Posted: 23rd December 2020
Eileen Agar was an artist you could call a rebel, an innovator and a free spirit. Her painting, The Archer, is in the Ferens Collection.
Agar was a painter and photographer associated with the Surrealist movement. Surrealism was a twentieth-century literary, philosophical and artistic movement. Its members explored the working of the mind, championing the irrational, the poetic and the revolutionary.
Agar started her life growing up in Buenos Aires, the daughter of an American and a Scot. In 1911, Agar moved to London with her family. In her memoir, Agar described her childhood as being “full of balloons, hoops and St Bernard dogs”.
In 1914, with the onset of World War One, Agar was sent to boarding school. During her studies she recounted that she found herself “where art was a valued part of daily life”. This led to her later studying at the Slade School of Fine Art in London where she was accompanied by other well-known artists, including her first husband Robin Bartlett.

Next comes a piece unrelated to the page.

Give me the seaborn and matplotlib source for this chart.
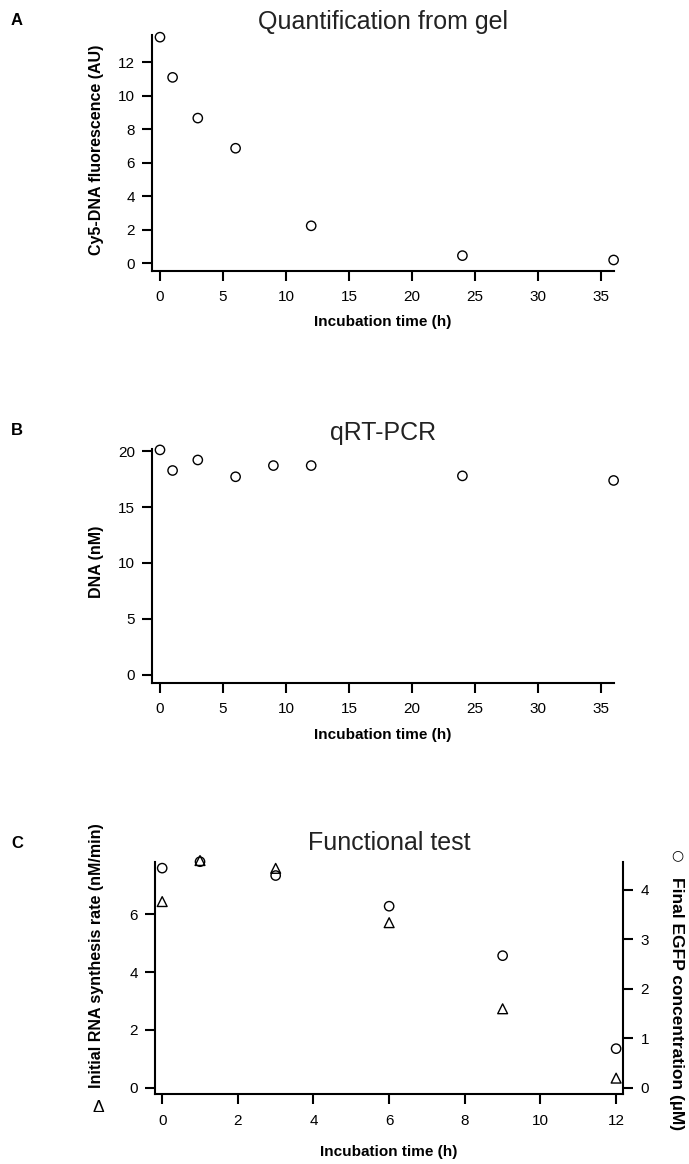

However, it was not to last. In 1926, Agar met the Hungarian writer Joseph Bard. Rebelling against her privileged upbringing, she left her husband and ran away to Paris. It was in Paris where she met the Surrealists André Breton and Paul Éluard. It was only two years later in 1933, that Agar was given her first solo show at London’s Bloomsbury Gallery.
In the 1930s Agar was a leading British exponent of Surrealism, although she remained distinct from the political and theoretical aspects of the movement. Her work was selected by Roland Penrose and Herbert Reed where she was the only professional British female artist who exhibited at the 1936 International Surrealist Exhibition in London.
Throughout her career Agar used mixed media with collages, paintings, objects and photographs. I was drawn to Agar’s acrylic painting The Archer from the Ferens Collection. This modest study was made later in her career and retains a Surrealist mood in terms of its imaginative combination of semi-abstract imagery with an other-worldly palette. The canvas shows an abstract image on the theme of an archer. It has a large black silhouette surrounding an amorphous white figure. The arrangement of the limbs suggests the figure drawing a bow from a standing position.
Created in 1967, this was a period where Agar was experimenting with acrylics and enjoyed trying out new pigments and colour combinations. The Archer, shows just that of a multi-coloured painting. With a marine blue background, the striking white figure is filled with textured green, yellow, orange and light blue flowers.
Agar described surrealism as the ‘magical intertwining of reason and imagination’. This is why I was drawn to her painting. The Archer breaks free from the traditional forms, lines and depiction of life. It draws you in, and your eyes follow the winding shapes around the canvas. Perhaps now, in a time where art and creativity is important for our wellbeing, an artwork like this is stimulating for the mind.